KINGMAN — Former State Sen. Ron Gould, bypassed by the Mohave County Board of Supervisors for an appointment that went to Lois Wakimoto, appears to have beaten Wakimoto for the District 5 seat.

Numbers from the Mohave County Elections Department had Gould with a 960-vote cushion out of 5,540 votes cast. Those numbers were unofficial; it wasn’t clear if all five precincts in District 5 had reported complete results. As of midnight, Gould had 3,245 votes (58 percent) to 2,285 (41 percent), for Wakimoto.

District 5 consists of Mohave Valley, Fort Mohave, Golden Shores, Yucca, Topock and the northern section of Lake Havasu City.

Gould polled well in his home turf — he bested Wakimoto by a 1,302-vote margin — 76.3 percent to 23.4 percent — in Lake Havasu North. Gould lived in Lake Havasu City when he served in the Arizona State Senate from 2005 to 2013. He was prevented from seeking re-election because of term limits.

Gould, who now lives in the Yucca area, also did well there, pulling in 81.4 percent of the votes in the sparsely populated precinct, and landing 76.7 percent of the vote in Desert Hills Precinct 207. Those two precincts added another 337 votes to his margin.

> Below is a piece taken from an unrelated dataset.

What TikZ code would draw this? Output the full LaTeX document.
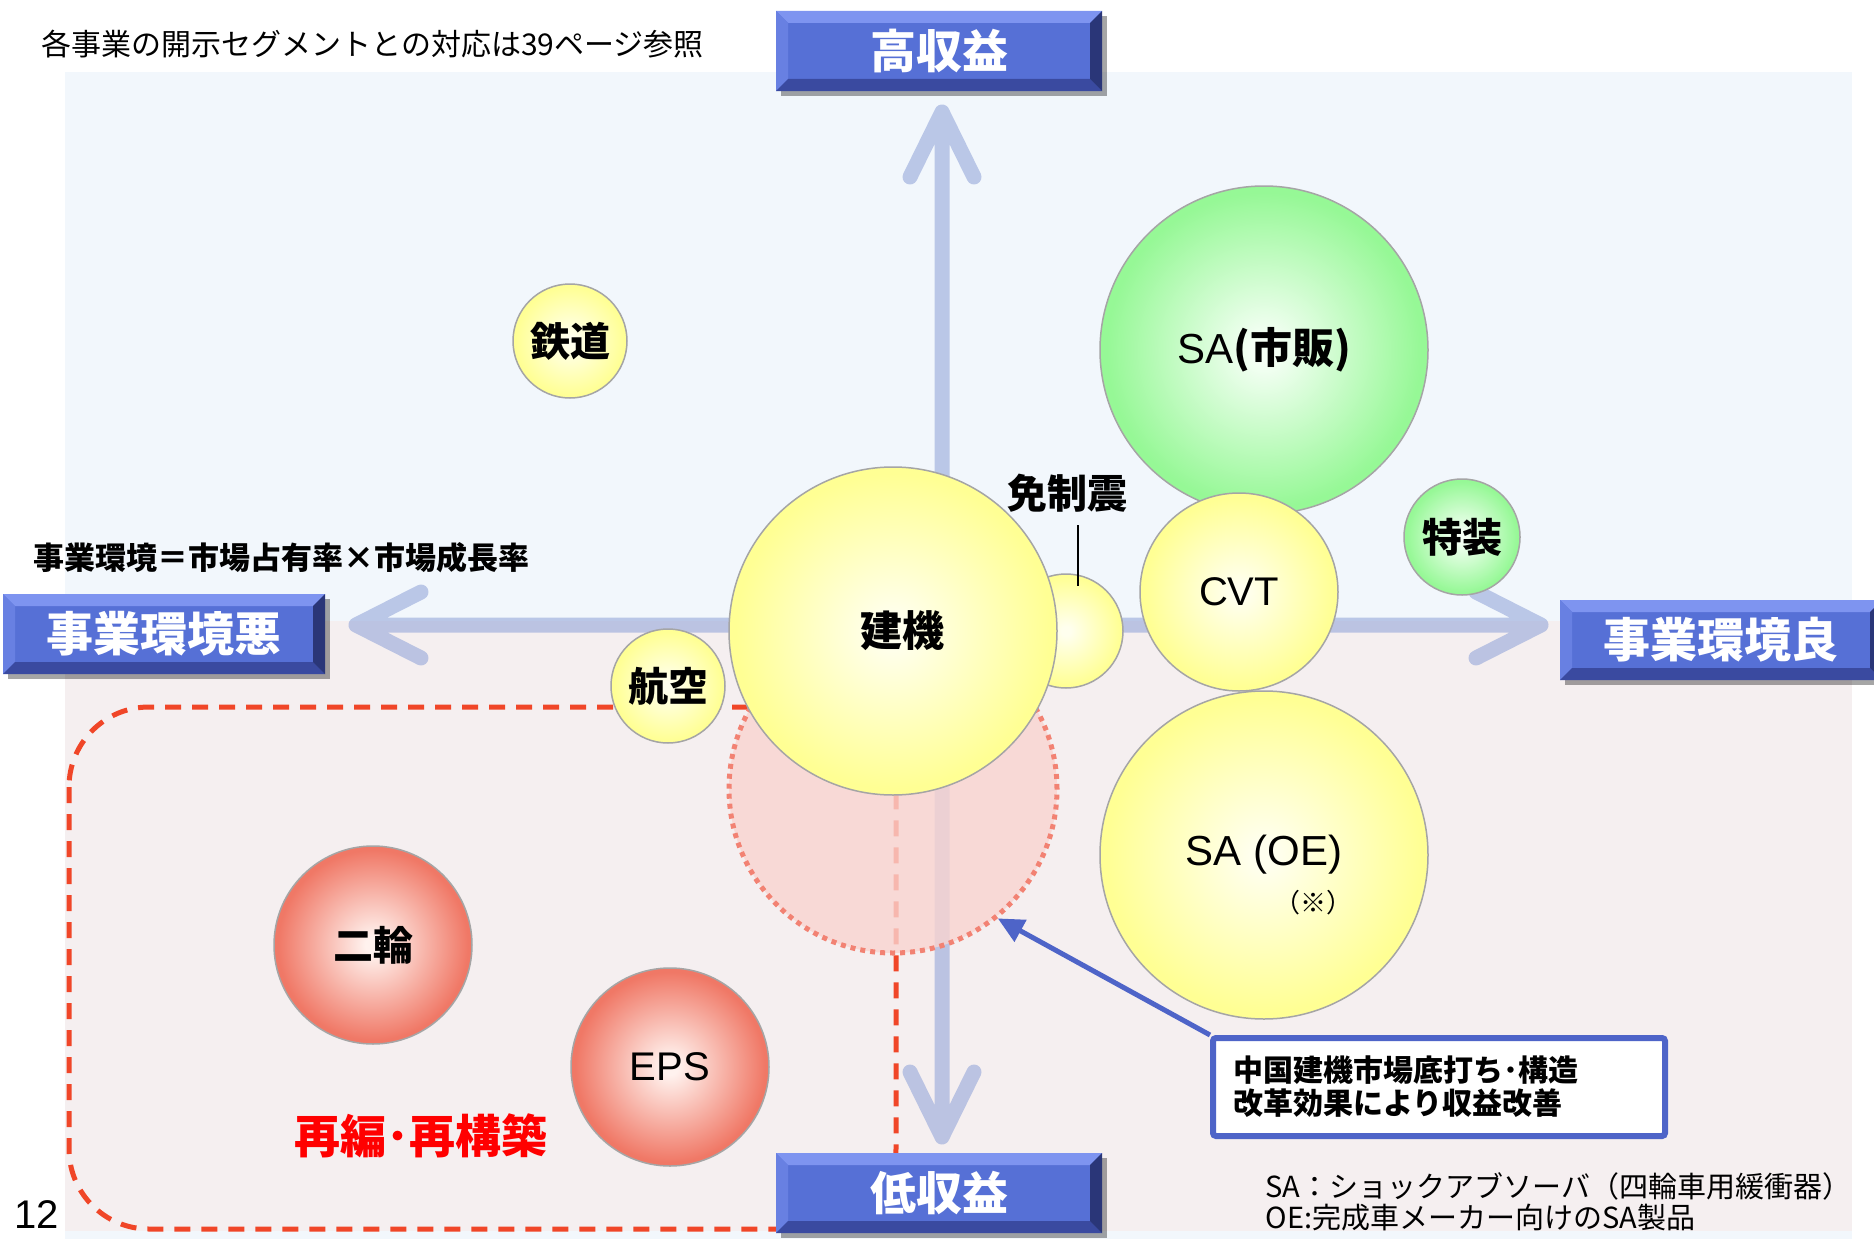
\documentclass[tikz,border=0pt]{standalone}
\usepackage{fontspec}
\setmainfont{Noto Sans CJK JP}
\newfontfamily\latin{Liberation Sans}
\usetikzlibrary{arrows.meta,shadows}

\definecolor{topbg}{RGB}{242,247,252}
\definecolor{lowbg}{RGB}{245,239,240}
\definecolor{axiscol}{RGB}{140,160,215}
\definecolor{boxblue}{RGB}{86,112,214}
\definecolor{bevtop}{RGB}{126,148,240}
\definecolor{bevleft}{RGB}{104,128,226}
\definecolor{bevbottom}{RGB}{58,74,160}
\definecolor{bevright}{RGB}{42,54,120}
\definecolor{callblue}{RGB}{78,100,200}
\definecolor{dashred}{RGB}{240,70,40}
\definecolor{dotpink}{RGB}{242,130,115}
\definecolor{pinkfill}{RGB}{249,212,208}
\definecolor{rimgray}{RGB}{165,165,165}
\definecolor{yelin}{RGB}{255,255,238}
\definecolor{yelout}{RGB}{255,255,148}
\definecolor{grnin}{RGB}{245,255,245}
\definecolor{grnout}{RGB}{150,248,150}
\definecolor{redin}{RGB}{255,242,238}
\definecolor{redout}{RGB}{240,120,102}

\pgfdeclareradialshading{yellowball}{\pgfpointorigin}{color(0bp)=(yelin); color(2bp)=(yelin); color(24bp)=(yelout); color(50bp)=(yelout)}
\pgfdeclareradialshading{greenball}{\pgfpointorigin}{color(0bp)=(grnin); color(2bp)=(grnin); color(24bp)=(grnout); color(50bp)=(grnout)}
\pgfdeclareradialshading{redball}{\pgfpointorigin}{color(0bp)=(redin); color(2bp)=(redin); color(24bp)=(redout); color(50bp)=(redout)}

\newcommand\fsz[1]{\fontsize{#1}{#1}\selectfont}

\tikzset{
  ball/.style={circle,draw=rimgray,line width=1.5pt,inner sep=0pt,minimum size=#1,font=\fsz{40}\bfseries},
  yball/.style={ball=#1,shade,shading=yellowball},
  gball/.style={ball=#1,shade,shading=greenball},
  rball/.style={ball=#1,shade,shading=redball},
  axis/.style={draw=axiscol,draw opacity=0.55,line width=15pt,line cap=round,line join=round},
  region/.style={draw=dashred,line width=5pt,dash pattern=on 16pt off 11pt,rounded corners=80pt},
  target/.style={circle,minimum size=328pt,inner sep=0pt,fill=pinkfill,fill opacity=0.8,draw=dotpink,line width=5pt,dash pattern=on 5pt off 5pt},
  note/.style={draw=callblue,line width=6pt,fill=white,rounded corners=3pt,align=left,text width=412pt,inner xsep=20pt,minimum height=98pt,font=\fontsize{30}{33}\selectfont\bfseries},
  callout/.style={draw=callblue,line width=5pt,-{Triangle[length=26pt,width=24pt]}},
  labelbox/.style={fill=boxblue,text=white,font=\fsz{46}\bfseries,inner sep=0pt,minimum width=326pt,minimum height=80pt,
    drop shadow={shadow xshift=5pt,shadow yshift=-5pt,fill=black,opacity=0.35},
    path picture={
      \fill[bevtop] (path picture bounding box.north west) -- (path picture bounding box.north east)
        -- ([xshift=-12pt,yshift=-12pt]path picture bounding box.north east) -- ([xshift=12pt,yshift=-12pt]path picture bounding box.north west) -- cycle;
      \fill[bevleft] (path picture bounding box.north west) -- (path picture bounding box.south west)
        -- ([xshift=12pt,yshift=12pt]path picture bounding box.south west) -- ([xshift=12pt,yshift=-12pt]path picture bounding box.north west) -- cycle;
      \fill[bevbottom] (path picture bounding box.south west) -- (path picture bounding box.south east)
        -- ([xshift=-12pt,yshift=12pt]path picture bounding box.south east) -- ([xshift=12pt,yshift=12pt]path picture bounding box.south west) -- cycle;
      \fill[bevright] (path picture bounding box.north east) -- (path picture bounding box.south east)
        -- ([xshift=-12pt,yshift=12pt]path picture bounding box.south east) -- ([xshift=-12pt,yshift=-12pt]path picture bounding box.north east) -- cycle;
    }},
}

\begin{document}
\begin{tikzpicture}[x=1pt,y=-1pt]
  \fill[white] (0,0) rectangle (1874,1239);
  \useasboundingbox (0,0) rectangle (1874,1239);
  \fill[topbg] (65,72) rectangle (1852,1239);
  \fill[lowbg] (65,621) rectangle (1852,1231);

  \coordinate (origin) at (942,625);
  \coordinate (uptip) at (942,112);
  \coordinate (downtip) at (942,1137);
  \coordinate (lefttip) at (356,625);
  \coordinate (righttip) at (1541,625);
  \draw[axis] (origin) -- (uptip) -- ++(-32,65) (uptip) -- ++(32,65)
    (origin) -- (downtip) -- ++(-32,-65) (downtip) -- ++(32,-65)
    (origin) -- (lefttip) -- ++(65,-33) (lefttip) -- ++(65,33)
    (origin) -- (righttip) -- ++(-65,-33) (righttip) -- ++(-65,33);

  \draw[region] (69,707) rectangle (896,1229);
  \node[target] (kenkitarget) at (893,789) {};

  \node[yball=114pt] (rail) at (570,341) {鉄道};
  \node[yball=114pt] (aero) at (668,686) {航空};
  \node[yball=114pt] (menshin) at (1066,631) {};
  \node[yball=328pt,font=\fsz{42}\bfseries] (kenki) at (893,631) {\hspace*{18pt}建機};
  \node[gball=328pt,font=\fsz{42}] (saafter) at (1264,350) {{\latin SA}\textbf{(市販)}};
  \node[gball=116pt] (tokuso) at (1462,537) {特装};
  \node[yball=198pt,font=\fsz{40}\latin] (cvt) at (1239,592) {CVT};
  \node[yball=328pt,font=\fsz{42}\latin] (saoe) at (1264,855) {SA (OE)};
  \node[font=\fsz{26}] (oenote) at (1313,903) {（※）};
  \node[rball=198pt] (nirin) at (373,945) {二輪};
  \node[rball=198pt,font=\fsz{40}\latin] (eps) at (670,1067) {EPS};

  \node[inner sep=0pt,font=\fsz{40}\bfseries] (menlabel) at (1067,493) {免制震};
  \coordinate (menpoint) at (1078,586);
  \draw[line width=1.5pt,shorten <=13pt] (menlabel.south -| menpoint) -- (menpoint);

  \node[note] (note) at (1439,1087) {中国建機市場底打ち･構造\\改革効果により収益改善};
  \draw[callout] (note.north west) -- (kenkitarget.-51);

  \node[labelbox] (highprofit) at (939,51) {高収益};
  \node[labelbox] (lowprofit) at (939,1193) {低収益};
  \node[labelbox,minimum width=322pt,font=\fsz{47}\bfseries] (badenv) at (164,634) {事業環境悪};
  \node[labelbox,minimum width=322pt,font=\fsz{47}\bfseries] (goodenv) at (1721,640) {事業環境良};

  \node[anchor=west,font=\fsz{30}] (seglink) at (38,44) {各事業の開示セグメントとの対応は39ページ参照};
  \node[anchor=west,font=\fsz{31}\bfseries] (envdef) at (30,558) {事業環境＝市場占有率×市場成長率};
  \node[font=\fsz{46}\bfseries,text=red] (regroup) at (421,1136) {再編･再構築};
  \node[font=\fsz{40}\latin] (pageno) at (37,1215) {12};
  \node[anchor=west,align=left,font=\fontsize{29}{31}\selectfont] (legend) at (1262,1202) {SA：ショックアブソーバ（四輪車用緩衝器）\\OE:完成車メーカー向けのSA製品};
\end{tikzpicture}
\end{document}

Wakimoto’s strength was in her home turf as well. The Mohave Valley resident was beating Gould by a 63-35 margin in Mohave Valley Precinct 212, which had more than 5,000 voters eligible for the Republican primary contest. As of midnight, the county elections department showed that only 2,230 had voted.

Wakimoto was appointed to the board in 2017 to replace Steve Moss, who resigned from the District 5 seat to accept Gov. Doug Ducey’s appointment as a Superior Court judge. Wakimoto was selected from a field of 13 candidates who submitted resumes for the position. Gould was one of those 13 and was among the eight finalists to interview for the post.

With no Democratic candidate declared for the District 5 race, the winner of Tuesday’s Republican primary will be unopposed on the November general election ballot.

The county’s election website updated numbers only a few times throughout the course of the evening before what was termed a final update around midnight.

Voter turnout in the county was at a little more than 29 percent — but under 25 percent in Wakimoto’s home precinct of Mohave Valley.